Иногда жена отваживалась робко представлять ему доводы о бесплодности всех таких хождений, так как «сама Судебная Палата» отказала в освобождении. Блиндман терялся, но все же со слезами на глазах умолял её: «мой мили жена, я прошю тебе — ходи, ну, ходи! Скажи: так и так, господин граф, господин генерал, мой бедни муж завсем не винуват, его послали у турму понапрасну… Ну, и плачь, плачь! Он будет тебе жалеть, будет за меня просить, я знаю, будет, — это верно!»
Блиндман, которому в своё время, как говорили, сошло немало плутней с рук, и теперь, несмотря на то, что попался в руки «нового суда», никак не хотел потерять веры во всемогущество графа такого-то и генерала такого-то.

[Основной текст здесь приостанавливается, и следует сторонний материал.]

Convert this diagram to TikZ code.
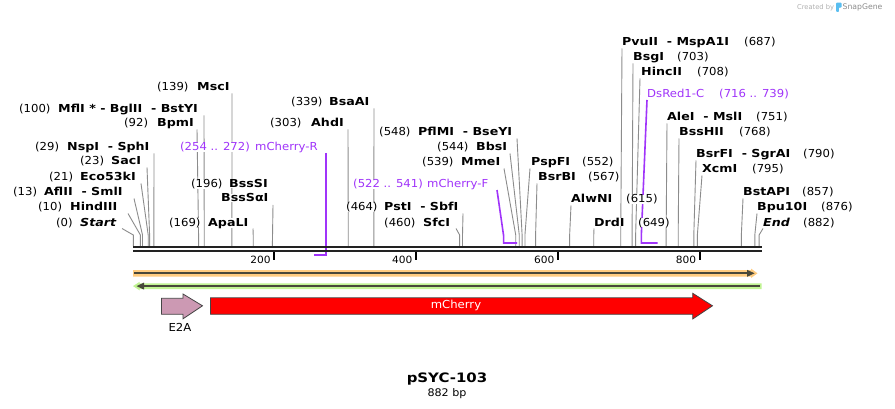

Параллельно с колебанием его отношений к жене, сообразно получаемыми им извне известиям и заново всегда возгоравшимся в его собственной душе надеждами, шли и его отношения к самому Господу Богу. Это были весьма характерный для верующего еврея, — в высокой мере интимно — субъективные и личные отношения к самому Иегове, который непременно должен был самолично приложить руку к тому, чтобы его, Блиндмана, выпутать из судебно-тюремной западни.
Начиналось обыкновенно с того, что с середины недели Блиндман становился необыкновенно сосредоточен, задумчив и молчалив. С четверга он принимался поститься, не принимая ничего в пищу, кроме одной селёдки за целый день. При этом он усиленно молился по несколько раз в день, удаляясь для этого в дальний уголь бокового коридора, облачаясь в полосатое покрывало и крепко-на-крепко затягивая ремнём свою обнажённую руку. Он молился со страстью, со слезами, с заклинаньями и разными обещаниями и обетами перед Богом. Так продолжалось вплоть до субботы, которую он переживал в каком-то особо торжественном ожидании, полном счастливых предзнаменований. Иногда он даже проговаривался товарищам: «у понедельник я поставлю угощенье, во вторник или в среду меня освободят, — увидите»!
Но наступал следующий день — воскресенье, день обычного свидания с женой, и Блиндман возвращался в камеру мрачнее тучи, неистовый и яростный. Он поднимал кулаки, грозил ими самому небу, изрыгал хулы и ругательства. Если бы он был язычником, он, несомненно, тут же нещадно высек своего бога.
В тот день он становился прожорлив, досадовал, если нельзя было достать вина, так как не прочь был и выпить. К вечернему чаепитию он заказывал все самое дорогое и лучшее. На всём он был готов поставить крест, все ему было нипочём, так как в такие минуты он утверждал, что «Бога, все равно, нет, нет и не будет». В течение вечерней общей игры Блиндман, отличавшийся обыкновенно сдержанностью, старался превзойти всех своею шумливою весёлостью. Он ни за что не желал уступить пальму первенства даже «митрополичьему певчему» Попову, изображавшему «выводного жеребца русской породы», на котором ездил «американский скиталец», и, в свою очередь, просил «скитальца» ввести ещё новый номер в программу вечернего увеселения. В качестве «дрессированного на свободе жеребца арабской породы» Блиндман с азартом и увлечением прыгал через барьер, брал препятствия и вообще вёл себя, как школьник.